|"Night and Day"|
|Published||1932 by Harms, Inc.|
"Night and Day" is a popular song by Cole Porter that was written for the 1932 musical Gay Divorce. It is perhaps Porter's most popular contribution to the Great American Songbook and has been recorded by dozens of musicians.
Fred Astaire introduced "Night and Day" on stage. His recording of the song with the Leo Reisman orchestra was a No. 1 hit, topping the charts of the day for ten weeks. He performed it again in the 1934 film version of the show, renamed The Gay Divorcee, and it became one of his signature songs.
There are several accounts about the song's origin. One mentions that he was inspired by an Islamic prayer when he visited Morocco. Another account says he was inspired by the Moorish architecture of the Alcazar Hotel in Cleveland Heights, Ohio.. Others mention that he was inspired by a Mosaic of the Mausoleum of Galla Placidia in Ravenna , he had been visiting during a trip of his honeymoon in Italy. 

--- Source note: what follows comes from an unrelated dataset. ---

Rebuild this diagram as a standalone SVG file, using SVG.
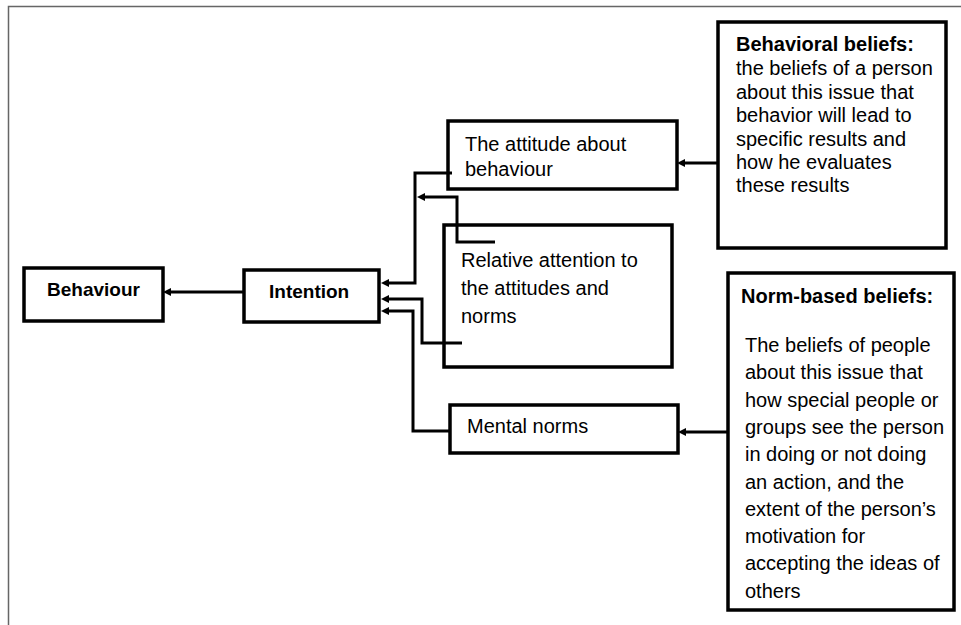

The song was so associated with Porter that when Hollywood filmed his life story in 1946, the movie was entitled Night and Day.
The construction of "Night and Day" is unusual for a hit song of the 1930s. Most popular tunes then featured 32-bar choruses, divided into four 8-bar sections, usually with an AABA musical structure, the B section representing the bridge.
Porter's song, on the other hand, has a chorus of 48 bars, divided into six sections of eight bars—ABABCB—with section C representing the bridge.
The tune begins with a pedal (repeated) dominant with a major seventh chord built on the flattened sixth of the key, which then resolves to the dominant seventh in the next bar. If performed in the key of B♭, the first chord is therefore G♭ major seventh, with an F (the major seventh above the harmonic root) in the melody, before resolving to F7 and eventually B♭ maj7.
This section repeats and is followed by a descending harmonic sequence starting with a -7♭5 (half diminished seventh chord or Ø) built on the augmented fourth of the key, and descending by semitones—with changes in the chord quality—to the supertonic minor seventh, which forms the beginning of a more standard II-V-I progression. In B♭, this sequence begins with an EØ, followed by an E♭-7, D-7 and D♭ dim, before resolving onto C-7 (the supertonic minor seventh) and cadencing onto B♭.
The bridge is also unusual, with an immediate, fleeting and often (depending on the version) unprepared key change up a minor third, before an equally transient and unexpected return to the key centre. In B♭, the bridge begins with a D♭ major seventh, then moves back to B♭ with a B♭ major seventh chord. This repeats, and is followed by a recapitulation of the second section outlined above.
The vocal verse is also unusual in that most of the melody consists entirely of a single note repeated 35 times —the same dominant pedal, that begins the body of the song—with rather inconclusive and unusual harmonies underneath.
Frank Sinatra recorded the song at least five times, including with Axel Stordahl in his first solo session in 1942 and again with him in 1947, with Nelson Riddle in 1956 for A Swingin' Affair!, with Don Costa in 1961 for Sinatra and Strings, and a disco version with Joe Beck in 1977. When Harry James heard Sinatra sing this song, he signed him. Sinatra's 1942 version reaching the No. 16 spot in the U.S. Bing Crosby recorded the song on February 11, 1944 and it appeared on the Billboard chart briefly in 1946 with a peak position of No. 21. In Batman v Superman: Dawn of Justice, the song can be heard in the scene where Clark Kent meets Bruce Wayne.
The song was recorded by Ringo Starr in 1970 for his first solo album Sentimental Journey. Everything but the Girl chose this song for their first single in 1983. It reached No. 92 in August 1982.
Irish rock band U2 recorded a version of the song that was featured on the Red Hot + Blue benefit compilation album to fight AIDS. It reached #2 on the Modern Rock Tracks chart and presaged the electronic sound the band would explore on Achtung Baby the following year.